What you should do — Write out the listing, please, but only from its first line through the line containing "KY_RANGE = [-2.48, 2.48]", exactly as given and without pictures.

______

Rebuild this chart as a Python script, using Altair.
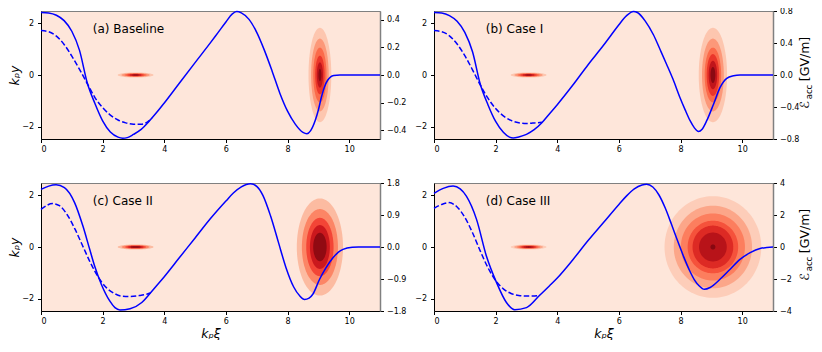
import altair as alt
import numpy as np
import pandas as pd

# ---------------- data ----------------
XI_TICKS = [0, 2, 4, 6, 8, 10]
KY_TICKS = [-2, 0, 2]
KY_RANGE = [-2.48, 2.48]

PANEL_LABELS = ["(a) Baseline", "(b) Case I", "(c) Case II", "(d) Case III"]
E_RANGES = [0.465, 0.8, 1.8, 4.0]
E_TICKS = [[-0.4, -0.2, 0.0, 0.2, 0.4], [-0.8, -0.4, 0.0, 0.4, 0.8],
           [-1.8, -0.9, 0.0, 0.9, 1.8], [-4, -2, 0, 2, 4]]
E_FORMATS = [".1f", ".1f", ".1f", "d"]

# solid line: accelerating field E_acc [GV/m]
a_xi = [0, 0.25, 0.5, 0.75, 1.0, 1.25, 1.5, 1.75, 2.0, 2.25, 2.5, 2.65, 2.8, 3.0, 3.25,
        3.5, 3.75, 4.0, 4.5, 5.0, 5.5, 5.75, 6.0, 6.2, 6.35, 6.5, 6.75, 7.0, 7.25, 7.5,
        7.75, 8.0, 8.25, 8.5, 8.63, 8.75, 8.9, 9.0, 9.1, 9.2, 9.3, 9.4, 9.5, 9.7, 11.0]
a_E = [0.455, 0.451, 0.434, 0.395, 0.318, 0.179, -0.056, -0.207, -0.333, -0.414,
       -0.451, -0.459, -0.455, -0.432, -0.395, -0.338, -0.273, -0.203, -0.056, 0.090,
       0.235, 0.310, 0.385, 0.442, 0.461, 0.451, 0.404, 0.310, 0.179, 0.028,
       -0.132, -0.263, -0.357, -0.417, -0.427, -0.404, -0.329, -0.254, -0.160, -0.085,
       -0.038, -0.013, -0.004, 0.0, 0.0]
a_dxi = [0, 0.25, 0.5, 0.75, 1.0, 1.25, 1.5, 1.75, 2.0, 2.25, 2.5, 2.75, 3.0, 3.25, 3.45, 3.6]
a_dE = [0.323, 0.314, 0.282, 0.222, 0.137, 0.041, -0.062, -0.164, -0.237, -0.291,
        -0.327, -0.348, -0.357, -0.357, -0.342, -0.314]

b_xi = [0, 0.25, 0.5, 0.75, 1.0, 1.25, 1.5, 1.75, 2.0, 2.25, 2.45, 2.57, 2.75, 3.0, 3.25,
        3.5, 3.75, 4.0, 4.5, 5.0, 5.5, 5.75, 6.0, 6.25, 6.47, 6.6, 6.85, 7.12, 7.35, 7.55,
        7.75, 7.98, 8.15, 8.31, 8.45, 8.58, 8.7, 8.85, 9.07, 9.28, 9.5, 9.72, 9.93, 11.0]
b_E = [0.781, 0.774, 0.742, 0.671, 0.532, 0.290, -0.113, -0.371, -0.581, -0.716,
       -0.777, -0.787, -0.774, -0.742, -0.684, -0.597, -0.484, -0.371, -0.129, 0.129,
       0.371, 0.500, 0.629, 0.742, 0.794, 0.781, 0.677, 0.503, 0.306, 0.132,
       -0.048, -0.281, -0.436, -0.571, -0.661, -0.706, -0.677, -0.571, -0.365, -0.158,
       -0.042, -0.010, 0.0, 0.0]
b_dxi = [0, 0.25, 0.5, 0.75, 1.0, 1.25, 1.5, 1.75, 2.0, 2.25, 2.5, 2.75, 3.0, 3.25, 3.5]
b_dE = [0.555, 0.542, 0.490, 0.387, 0.242, 0.065, -0.123, -0.290, -0.419, -0.510,
        -0.568, -0.597, -0.606, -0.600, -0.590]

c_xi = [0, 0.25, 0.49, 0.76, 1.09, 1.36, 1.58, 1.74, 1.96, 2.23, 2.4, 2.56, 2.89, 3.27,
        3.5, 3.75, 4.0, 4.5, 5.0, 5.5, 6.0, 6.25, 6.5, 6.8, 7.0, 7.2, 7.45, 7.7, 7.95,
        8.2, 8.4, 8.55, 8.7, 8.82, 9.04, 9.25, 9.48, 9.65, 9.8, 10.1, 10.3, 11.0]
c_E = [1.619, 1.713, 1.750, 1.670, 1.249, 0.588, -0.065, -0.537, -1.053, -1.517,
       -1.706, -1.771, -1.735, -1.561, -1.343, -1.089, -0.835, -0.290, 0.254, 0.799,
       1.292, 1.525, 1.692, 1.779, 1.706, 1.452, 0.871, 0.145, -0.581, -1.125,
       -1.379, -1.474, -1.437, -1.329, -0.908, -0.581, -0.298, -0.145, -0.065, -0.007,
       0.0, 0.0]
c_dxi = [0, 0.38, 0.6, 0.85, 1.1, 1.35, 1.6, 1.85, 2.1, 2.35, 2.6, 2.9, 3.2, 3.45, 3.55]
c_dE = [1.060, 1.220, 1.162, 0.908, 0.508, 0.036, -0.436, -0.835, -1.125, -1.292,
        -1.379, -1.394, -1.365, -1.321, -1.292]

d_xi = [0, 0.3, 0.62, 0.85, 1.05, 1.38, 1.7, 2.03, 2.35, 2.62, 3.0, 3.43, 3.75, 4.0,
        4.5, 5.0, 5.5, 6.0, 6.25, 6.5, 6.75, 6.9, 7.1, 7.3, 7.5, 7.7, 7.9, 8.1,
        8.3, 8.45, 8.6, 8.77, 8.96, 9.28, 9.61, 9.93, 10.26, 10.58, 11.0]
d_E = [3.355, 3.662, 3.807, 3.629, 3.178, 1.726, -0.565, -2.226, -3.468, -3.920,
       -3.791, -3.016, -2.420, -1.936, -0.807, 0.403, 1.532, 2.661, 3.194, 3.629,
       3.871, 3.920, 3.750, 3.250, 2.450, 1.450, 0.400, -0.600, -1.500, -2.050,
       -2.420, -2.645, -2.532, -2.016, -1.387, -0.774, -0.355, -0.097, 0.0]
d_dxi = [0, 0.25, 0.49, 0.75, 1.0, 1.25, 1.5, 1.75, 2.0, 2.25, 2.5, 2.75, 3.0, 3.2, 3.43]
d_dE = [2.420, 2.661, 2.774, 2.500, 1.855, 0.887, -0.242, -1.290, -2.097, -2.613,
        -2.903, -3.032, -3.065, -3.065, -3.016]

# beam density contours: centre and semi-axes (k_p units) of each filled level
DRIVER_XI = 9.05
WITNESS_XI = 3.07
drv_sx = [[0.37, 0.285, 0.215, 0.152, 0.100, 0.048],
          [0.46, 0.354, 0.267, 0.202, 0.138, 0.078],
          [0.75, 0.585, 0.443, 0.323, 0.218],
          [1.57, 1.27, 1.04, 0.82, 0.66, 0.45, 0.08]]
drv_sy = [[1.83, 1.41, 1.06, 0.75, 0.49, 0.24],
          [1.83, 1.41, 1.06, 0.81, 0.55, 0.31],
          [1.88, 1.47, 1.13, 0.85, 0.55],
          [1.97, 1.60, 1.30, 1.02, 0.83, 0.56, 0.10]]
wit_sx = [[0.58, 0.46, 0.36, 0.27, 0.19, 0.10],
          [0.58, 0.46, 0.36, 0.27, 0.19, 0.10],
          [0.58, 0.45, 0.34, 0.25, 0.17],
          [0.58, 0.47, 0.38, 0.30, 0.24, 0.17, 0.09]]
wit_sy = [[0.10, 0.08, 0.062, 0.046, 0.032, 0.018],
          [0.10, 0.08, 0.062, 0.046, 0.032, 0.018],
          [0.10, 0.078, 0.059, 0.043, 0.029],
          [0.10, 0.081, 0.066, 0.052, 0.042, 0.029, 0.015]]

BG = "#fee6da"
LEVEL_COLORS = [
    ["#fdc6af", "#fc9879", "#fb6a4a", "#ea362a", "#c0151b", "#8a0912"],
    ["#fdc6af", "#fc9879", "#fb6a4a", "#ea362a", "#c0151b", "#8a0912"],
    ["#fcbba1", "#fc8565", "#f34536", "#cb181d", "#900a12"],
    ["#fdcdb9", "#fca689", "#fc7e5e", "#f5523b", "#dd2a24", "#b81319", "#860811"],
]

LINES = [(a_xi, a_E, a_dxi, a_dE), (b_xi, b_E, b_dxi, b_dE),
         (c_xi, c_E, c_dxi, c_dE), (d_xi, d_E, d_dxi, d_dE)]

W, H = 339, 128
FONT = "DejaVu Sans"


def ellipse_df(i):
    rows = []
    t = np.linspace(np.pi, 0, 64)
    for obj, x0, sx, sy in (("w", WITNESS_XI, wit_sx[i], wit_sy[i]),
                            ("d", DRIVER_XI, drv_sx[i], drv_sy[i])):
        for lev, (ax, by) in enumerate(zip(sx, sy)):
            for xx, hh in zip(x0 + ax * np.cos(t), by * np.sin(t)):
                rows.append({"obj": obj, "level": lev, "x": xx, "lo": -hh, "hi": hh})
    return pd.DataFrame(rows)


def panel(i):
    left_col = i in (0, 2)
    bottom = i in (2, 3)
    xaxis = alt.Axis(values=XI_TICKS, format="d", tickSize=3.5, labelPadding=3,
                     labelFontSize=8, labelColor="black", tickColor="black",
                     domainColor="black", grid=False,
                     title="kₚξ" if bottom else None, titleFontSize=12.5,
                     titleFontStyle="italic", titleFontWeight="normal",
                     titlePadding=1, minExtent=15, maxExtent=15)
    xenc = alt.X("x:Q", scale=alt.Scale(domain=[0, 11], nice=False), axis=xaxis)
    kyaxis = alt.Axis(values=KY_TICKS, format="d", tickSize=3.5, labelPadding=4,
                      labelFontSize=8, labelColor="black", tickColor="black",
                      domainColor="black", grid=False, orient="left",
                      title="kₚy" if left_col else None, titleFontSize=12.5,
                      titleFontStyle="italic", titleFontWeight="normal",
                      titlePadding=0, minExtent=20 if left_col else 22,
                      maxExtent=20 if left_col else 22)
    kyscale = alt.Scale(domain=KY_RANGE, nice=False)

    edf = ellipse_df(i)
    clayers = []
    for lev, col in enumerate(LEVEL_COLORS[i]):
        clayers.append(
            alt.Chart(edf).transform_filter(alt.datum.level == lev)
            .mark_area(color=col, opacity=1, interpolate="linear")
            .encode(x=xenc, y=alt.Y("lo:Q", scale=kyscale, axis=kyaxis),
                    y2="hi:Q", detail="obj:N"))
    lab = pd.DataFrame({"x": [1.68], "y": [1.8], "t": [PANEL_LABELS[i]]})
    clayers.append(
        alt.Chart(lab).mark_text(align="left", baseline="middle", fontSize=12,
                                 font=FONT, color="black")
        .encode(x=xenc, y=alt.Y("y:Q", scale=kyscale, axis=kyaxis), text="t:N"))
    contour = alt.layer(*clayers)

    xi, E, dxi, dE = LINES[i]
    emax = E_RANGES[i]
    eaxis = alt.Axis(values=E_TICKS[i], format=E_FORMATS[i], orient="right",
                     tickSize=3.5, labelPadding=3, labelFontSize=8, labelColor="black",
                     tickColor="black", domainColor="#808080", domainWidth=1.5,
                     grid=False, title=None, minExtent=28, maxExtent=28)
    escale = alt.Scale(domain=[-emax, emax], nice=False)
    solid = alt.Chart(pd.DataFrame({"x": xi, "E": E})).mark_line(
        color="#0000ff", strokeWidth=1.5, interpolate="monotone").encode(
        x=xenc, y=alt.Y("E:Q", scale=escale, axis=eaxis))
    dashed = alt.Chart(pd.DataFrame({"x": dxi, "E": dE})).mark_line(
        color="#0000ff", strokeWidth=1.5, strokeDash=[5.5, 2.4],
        interpolate="monotone").encode(
        x=xenc, y=alt.Y("E:Q", scale=escale, axis=eaxis))
    lines = alt.layer(solid, dashed)

    extra = []
    if not left_col:
        pieces = pd.DataFrame({"t": ["ℰ", "acc", "[GV/m]"],
                               "px": [371, 375, 371], "py": [94, 81, 48],
                               "fs": [12.5, 8.5, 12.5]})
        for _, r in pieces.iterrows():
            extra.append(
                alt.Chart(pd.DataFrame({"t": [r["t"]]})).mark_text(
                    angle=270, align="center", baseline="middle",
                    fontSize=float(r["fs"]), font=FONT, color="black")
                .encode(x=alt.value(float(r["px"])), y=alt.value(float(r["py"])),
                        text="t:N"))
    return alt.layer(contour, lines, *extra).resolve_scale(y="independent").properties(
        width=W, height=H)


top = alt.hconcat(panel(0), panel(1), spacing=2)
bot = alt.hconcat(panel(2), panel(3), spacing=2)
chart = alt.vconcat(top, bot, spacing=23).properties(
    padding={"left": -1, "top": -2, "right": 0, "bottom": 0}
).configure_view(fill=BG, stroke="#808080", strokeWidth=1).configure_axis(
    labelFont=FONT, titleFont=FONT, grid=False)

chart.save("out.html", embed_options={"renderer": "svg", "actions": False})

______

Worked answer —
Rebuild this chart as a Python script, using Altair.
import altair as alt
import numpy as np
import pandas as pd

# ---------------- data ----------------
XI_TICKS = [0, 2, 4, 6, 8, 10]
KY_TICKS = [-2, 0, 2]
KY_RANGE = [-2.48, 2.48]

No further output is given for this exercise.